綾奈 そうですね。CRYCHICの解散が大きな鍵になっていますが、そこから話がスタートすると、いきなりヘビーな展開で説明することも多く、見る方のハードルが高くなってしまうと思ったんです。なので、まっさらな状態から燈たちに出会う人が必要で、愛音を語り部にしました。また、燈の視点だと、彼女自身の人となりが第三者に伝わりにくいなとも思ったんです。
――たしかに、燈の不思議さは第三者の視点があってこそですね。
綾奈 あとは、CRYCHICにこだわっている子がほしかった。燈は過去から目を逸らしたい気持ちがあって、立希は燈がいればいいと思っている子ですから(笑)。その役目を担うために生まれたのがそよです。彼女が暗躍するおかげで、まだこの問題はくすぶっているのだとわかる。

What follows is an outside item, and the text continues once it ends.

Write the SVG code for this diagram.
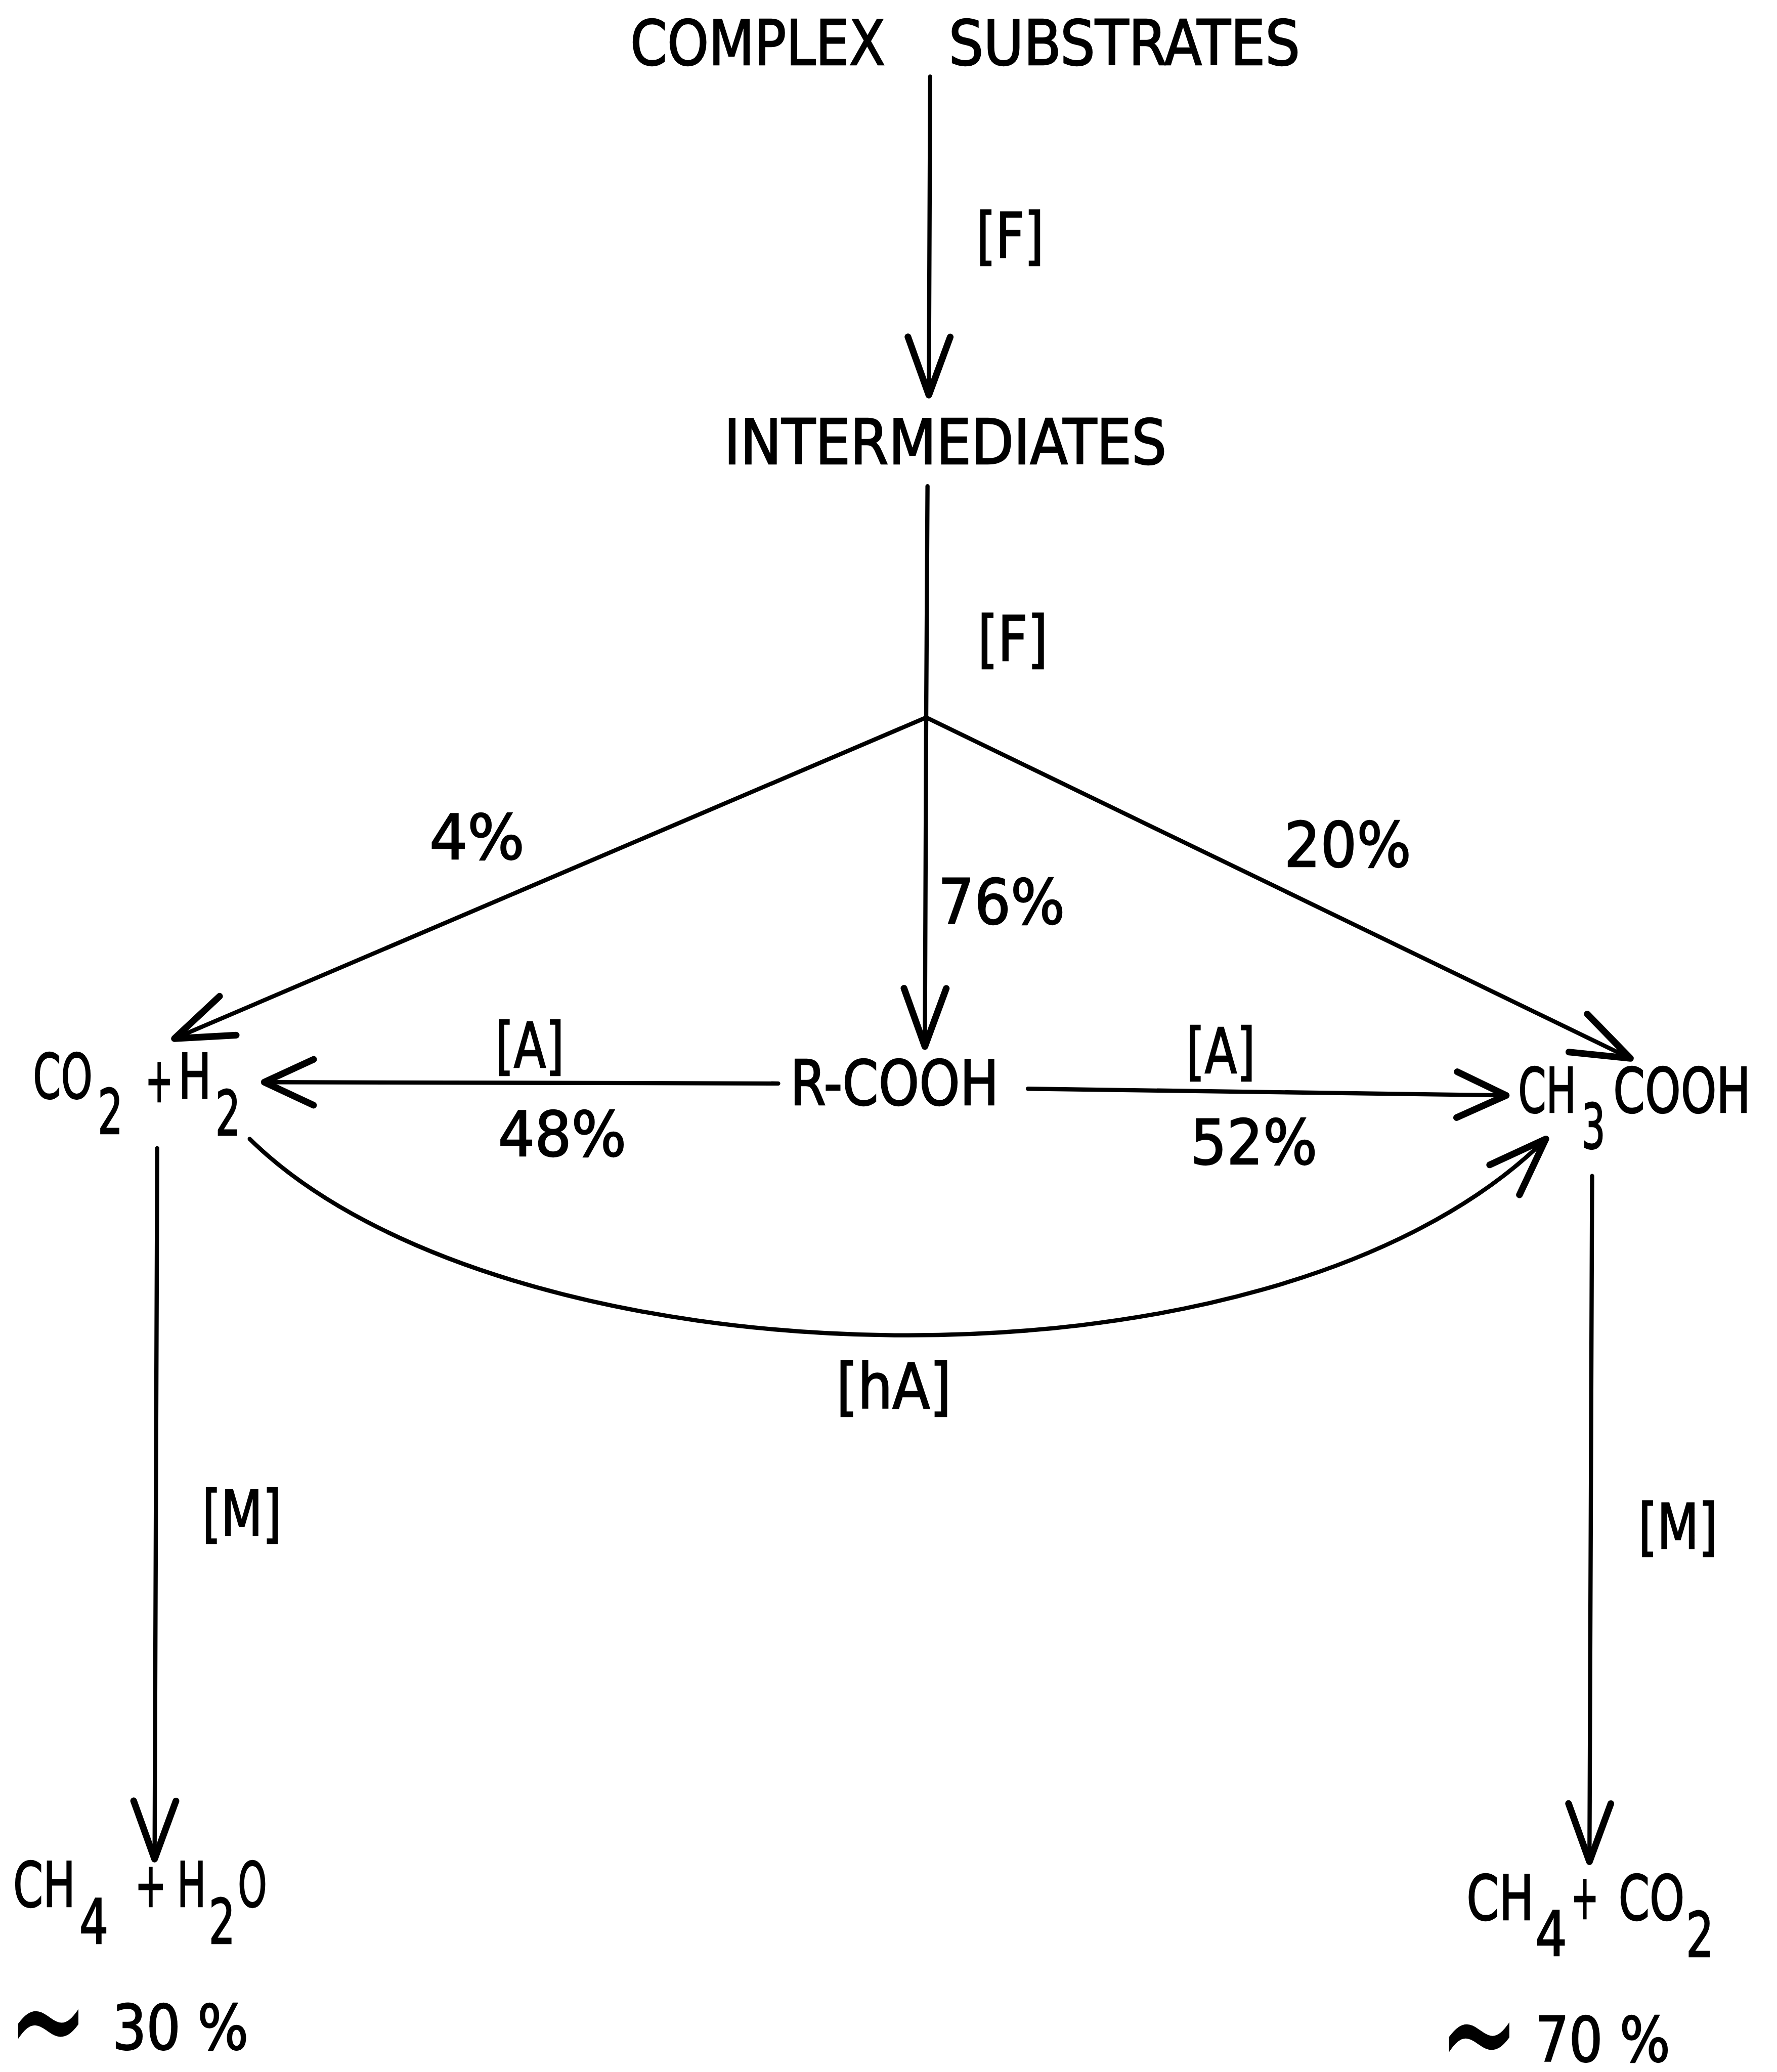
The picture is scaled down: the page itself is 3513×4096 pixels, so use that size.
<svg xmlns="http://www.w3.org/2000/svg" width="3513" height="4096" viewBox="0 0 3513 4096">
<style>
text{font-family:"DejaVu Sans Condensed","DejaVu Sans","Liberation Sans Narrow",sans-serif;font-size:47px;fill:#000;stroke:#000;stroke-width:0.9;}
.c{fill:none;stroke:#000;stroke-width:3.2;stroke-linecap:round;}
.t{font-size:60px;stroke:none;}
</style>
<defs>
<marker id="ah" markerUnits="userSpaceOnUse" orient="auto" markerWidth="60" markerHeight="60" refX="0" refY="0" viewBox="-40 -20 45 40" overflow="visible">
<path d="M-33,-12 L0,0 L-33,12" fill="none" stroke="#000" stroke-width="3.8" stroke-linecap="round" stroke-linejoin="round"/>
</marker>
<marker id="ahs" markerUnits="userSpaceOnUse" orient="auto" markerWidth="60" markerHeight="60" refX="0" refY="0" viewBox="-40 -20 45 40" overflow="visible">
<path d="M-28,-13 L0,0 L-28,13" fill="none" stroke="#000" stroke-width="3.8" stroke-linecap="round" stroke-linejoin="round"/>
</marker>
</defs>
<rect width="3513" height="4096" fill="#fff"/>
<g transform="scale(2.612)">
<g id="connectors">
<path class="c" d="M704,58 L703,299" marker-end="url(#ah)"/>
<path class="c" d="M702,368 L701,543"/>
<path class="c" d="M701,543 L132,786" marker-end="url(#ah)"/>
<path class="c" d="M701,543 L700,792" marker-end="url(#ah)"/>
<path class="c" d="M701,543 L1234,801" marker-end="url(#ah)"/>
<path class="c" d="M589,820 L200,819" marker-end="url(#ahs)"/>
<path class="c" d="M778,824 L1140,829" marker-end="url(#ahs)"/>
<path class="c" d="M189,862 C380,1050 960,1070 1170,862" marker-end="url(#ah)"/>
<path class="c" d="M119,869 L117,1407" marker-end="url(#ah)"/>
<path class="c" d="M1205,890 L1203,1409" marker-end="url(#ah)"/>
</g>
<g id="labels">
<text x="739" y="195" textLength="51" lengthAdjust="spacingAndGlyphs">[F]</text>
<text x="740" y="500" textLength="53" lengthAdjust="spacingAndGlyphs">[F]</text>
<text x="325" y="650" textLength="72" lengthAdjust="spacingAndGlyphs">4%</text>
<text x="710" y="699" textLength="96" lengthAdjust="spacingAndGlyphs">76%</text>
<text x="972" y="656" textLength="96" lengthAdjust="spacingAndGlyphs">20%</text>
<text x="375" y="808" textLength="52" lengthAdjust="spacingAndGlyphs">[A]</text>
<text x="377" y="875" textLength="97" lengthAdjust="spacingAndGlyphs">48%</text>
<text x="898" y="812" textLength="52" lengthAdjust="spacingAndGlyphs">[A]</text>
<text x="901" y="881" textLength="96" lengthAdjust="spacingAndGlyphs">52%</text>
<text x="633" y="1066" textLength="87" lengthAdjust="spacingAndGlyphs">[hA]</text>
<text x="153" y="1162" textLength="60" lengthAdjust="spacingAndGlyphs">[M]</text>
<text x="1240" y="1172" textLength="60" lengthAdjust="spacingAndGlyphs">[M]</text>
</g>
<g id="node-complex-substrates">
<text x="477" y="49" textLength="193" lengthAdjust="spacingAndGlyphs">COMPLEX</text>
<text x="718" y="49" textLength="266" lengthAdjust="spacingAndGlyphs">SUBSTRATES</text>
</g>
<g id="node-intermediates">
<text x="548" y="351" textLength="335" lengthAdjust="spacingAndGlyphs">INTERMEDIATES</text>
</g>
<g id="node-co2-h2">
<text x="25" y="831" textLength="45" lengthAdjust="spacingAndGlyphs">CO</text>
<text x="74" y="858" textLength="19" lengthAdjust="spacingAndGlyphs">2</text>
<text x="110" y="834" textLength="21" lengthAdjust="spacingAndGlyphs">+</text>
<text x="135" y="831" textLength="25" lengthAdjust="spacingAndGlyphs">H</text>
<text x="163" y="859" textLength="19" lengthAdjust="spacingAndGlyphs">2</text>
</g>
<g id="node-rcooh">
<text x="598" y="836" textLength="158" lengthAdjust="spacingAndGlyphs">R-COOH</text>
</g>
<g id="node-ch3cooh">
<text x="1149" y="842" textLength="44" lengthAdjust="spacingAndGlyphs">CH</text>
<text x="1197" y="869" textLength="18" lengthAdjust="spacingAndGlyphs">3</text>
<text x="1221" y="842" textLength="104" lengthAdjust="spacingAndGlyphs">COOH</text>
</g>
<g id="node-ch4-h2o">
<text x="10" y="1443" textLength="47" lengthAdjust="spacingAndGlyphs">CH</text>
<text x="60" y="1471" textLength="22" lengthAdjust="spacingAndGlyphs">4</text>
<text x="102" y="1443" textLength="24" lengthAdjust="spacingAndGlyphs">+</text>
<text x="134" y="1443" textLength="22" lengthAdjust="spacingAndGlyphs">H</text>
<text x="158" y="1471" textLength="20" lengthAdjust="spacingAndGlyphs">2</text>
<text x="180" y="1443" textLength="22" lengthAdjust="spacingAndGlyphs">O</text>
<text class="t" transform="translate(6,1527) scale(1.35,2.2)" x="0" y="21">~</text>
<text x="85" y="1551" textLength="103" lengthAdjust="spacingAndGlyphs">30 %</text>
</g>
<g id="node-ch4-co2">
<text x="1110" y="1453" textLength="51" lengthAdjust="spacingAndGlyphs">CH</text>
<text x="1162" y="1480" textLength="24" lengthAdjust="spacingAndGlyphs">4</text>
<text x="1189" y="1452" textLength="21" lengthAdjust="spacingAndGlyphs">+</text>
<text x="1225" y="1453" textLength="50" lengthAdjust="spacingAndGlyphs">CO</text>
<text x="1276" y="1481" textLength="21" lengthAdjust="spacingAndGlyphs">2</text>
<text class="t" transform="translate(1089,1537) scale(1.35,2.2)" x="0" y="21">~</text>
<text x="1162" y="1560" textLength="102" lengthAdjust="spacingAndGlyphs">70 %</text>
</g>
</g>
</svg>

――そこでいくと、物語の配置的にも楽奈(らーな)はトリッキーな存在ですね。
綾奈 彼女はちょっと特殊で、じつは企画当初、『It’s MyGO!!!!!』とは別のプランがあって――それはTVアニメの1期と2期の間の物語で、1期でライブハウス「SPACE」という、みんなにとっての「聖地」がなくなったあと、2期で「大ガールズバンド時代」が始まるのですが、その間に何があったのかを描くというプランがあったんです。そのとき、「SPACE」のオーナーの関係者として生まれたのが楽奈でした。

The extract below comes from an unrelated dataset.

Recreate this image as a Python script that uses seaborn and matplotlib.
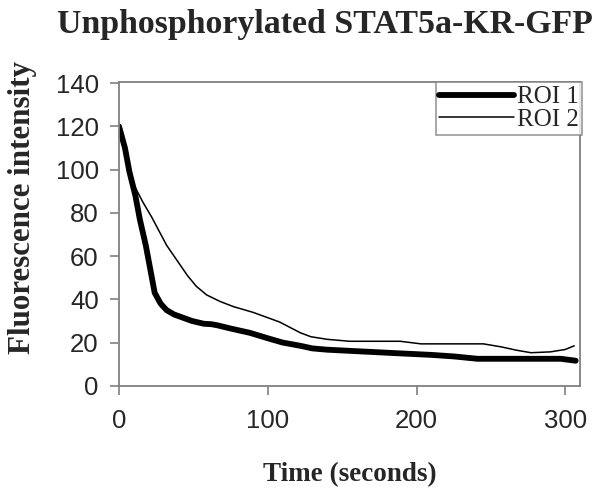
import numpy as np
import pandas as pd
import matplotlib
matplotlib.use("Agg")
import matplotlib.pyplot as plt
import seaborn as sns

# values
roi1_time = [0, 4, 7, 11, 14, 18, 21, 24, 28, 32, 37, 41, 49, 57, 62, 66, 75, 88, 100, 110, 122, 130, 140, 160, 189, 210, 225, 241, 260, 280, 297, 307]
roi1_vals = [120, 110, 99, 88, 77, 65, 54, 43, 38, 35, 33, 32, 30, 28.7, 28.5, 28, 26.5, 24.5, 22, 20, 18.5, 17.3, 16.7, 16, 15, 14.3, 13.6, 12.5, 12.5, 12.5, 12.5, 11.6]

roi2_time = [0, 4, 7, 10, 16, 22, 32, 43, 46, 52, 59, 68, 77, 90, 100, 108, 115, 122, 129, 140, 155, 175, 189, 203, 225, 245, 257, 267, 277, 290, 300, 306]
roi2_vals = [121, 108, 99, 93, 85, 78, 65, 54, 51, 46, 42, 39, 36.6, 34, 31.5, 29.5, 27, 24.5, 22.7, 21.5, 20.6, 20.6, 20.6, 19.4, 19.4, 19.4, 18, 16.5, 15.3, 15.7, 16.8, 18.5]

series_names = ["ROI 1", "ROI 2"]

df = pd.concat([
    pd.DataFrame({"time": roi1_time, "intensity": roi1_vals, "roi": series_names[0]}),
    pd.DataFrame({"time": roi2_time, "intensity": roi2_vals, "roi": series_names[1]}),
])

sns.set_style("ticks")
plt.rcParams["font.family"] = ["Liberation Sans", "DejaVu Sans"]

fig = plt.figure(figsize=(5.95, 4.94), dpi=100)
ax = fig.add_axes([0.2, 0.219, 0.775, 0.615])

sns.lineplot(data=df, x="time", y="intensity", hue="roi", size="roi",
             sizes={"ROI 1": 4.2, "ROI 2": 1.1},
             palette={"ROI 1": "black", "ROI 2": "black"},
             estimator=None, sort=False, ax=ax)
for ln in ax.lines:
    ln.set_solid_joinstyle("round")
    ln.set_solid_capstyle("round")

ax.set_xlim(0, 310)
ax.set_ylim(0, 140.5)
ax.set_xticks([0, 100, 200, 300])
ax.set_yticks(range(0, 141, 20))
ax.tick_params(axis="both", labelsize=18.5, color="#808080", length=6.5, width=1.2)
ax.tick_params(axis="x", pad=10)
ax.tick_params(axis="y", pad=8)

for side in ["left", "right", "top", "bottom"]:
    ax.spines[side].set_visible(True)
    ax.spines[side].set_color("#808080")
    ax.spines[side].set_linewidth(1.3)

ax.set_xlabel("Time (seconds)", family="Liberation Serif", fontweight="bold", fontsize=19.5)
ax.set_ylabel("Fluorescence intensity", family="Liberation Serif", fontweight="bold", fontsize=22.3)
ax.xaxis.set_label_coords(0.5, -0.25)
ax.yaxis.set_label_coords(-0.178, 0.586)

leg = ax.legend(loc="upper right", bbox_to_anchor=(1.005, 1.0), frameon=True, fancybox=False,
                prop={"family": "Liberation Serif", "size": 18}, handlelength=3.0,
                borderpad=0.15, labelspacing=0.0, handletextpad=0.1, borderaxespad=0)
leg.get_frame().set_edgecolor("#808080")
leg.get_frame().set_linewidth(1.2)

fig.text(0.546, 1 - 33 / 494, "Unphosphorylated STAT5a-KR-GFP", ha="center", va="baseline",
         family="Liberation Serif", fontweight="bold", fontsize=24.4)

plt.savefig("out.png", dpi=100)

――楽奈と「SPACE」のかかわりは、後半で明かされますね。
綾奈 ふらっと現れて、なんとなく居ついたように見えた楽奈もまた「迷子」でした。第12話で、オーナーも出せたのはうれしかったです。
バンドはそもそも「始めるまで」が難しい
――シリアスな物語として見せるために、気をつけたところはありますか?
綾奈 主に2点あります。ひとつは、これまでのシリーズは「バンドをやるぞ!」という気持ちで初めからメンバーがまとまっていますが、そもそもそこにたどり着くのが難しいよね、というところです。「バンドをやるのって大変だよ」と。
――同じ理想を掲げて息を合わせるだけでも実際は大変ですからね。
綾奈 モチベーションも最初はバラバラでしょうし、スケジュールを合わせたり、それぞれが努力しないと続かないじゃないですか。もうひとつは、なかなか仲よくならない子たちを描きたいと思ったんです。「キラキラドキドキ」になじめない子たち――極端な言い方をすれば、キャラクター自身にパワー(推進力)があまりないというか。
――そこは派手なキャラクターよりも、リアリティを優先したわけですね。そういった物語を描くにあたって、バンドのあり方や成り立ちについて調べることはあったのでしょうか?
綾奈 実際にバンドをやっている高校生たちの様子を、けっこう調べましたね。小さなライブハウスを見に行ったり。海鈴(うみり)に反映したのですが、SNSで見ていたベースの子が、ある時期10個くらいバンドをかけ持ちしていて。
――まるでセッションプレイヤーのように。
綾奈 スーパーベーシストみたいな子って、本当にいるんだな~と。海鈴が「(バンドを)30個やってる」と言うのは、その子の話をもとにしています。10個からかなり盛りましたけど(笑)。
- 綾奈ゆにこ
- あやなゆにこ 脚本家、マンガ原作者。2008年に脚本家としてデビュー。『BanG Dream!』シリーズには第1期から参加している他、『きんいろモザイク』シリーズ(シリーズ構成)や、『ギヴン』(シリーズ構成)なども手がける。近年の参加作には『ビックリメン』(シリーズ構成)がある。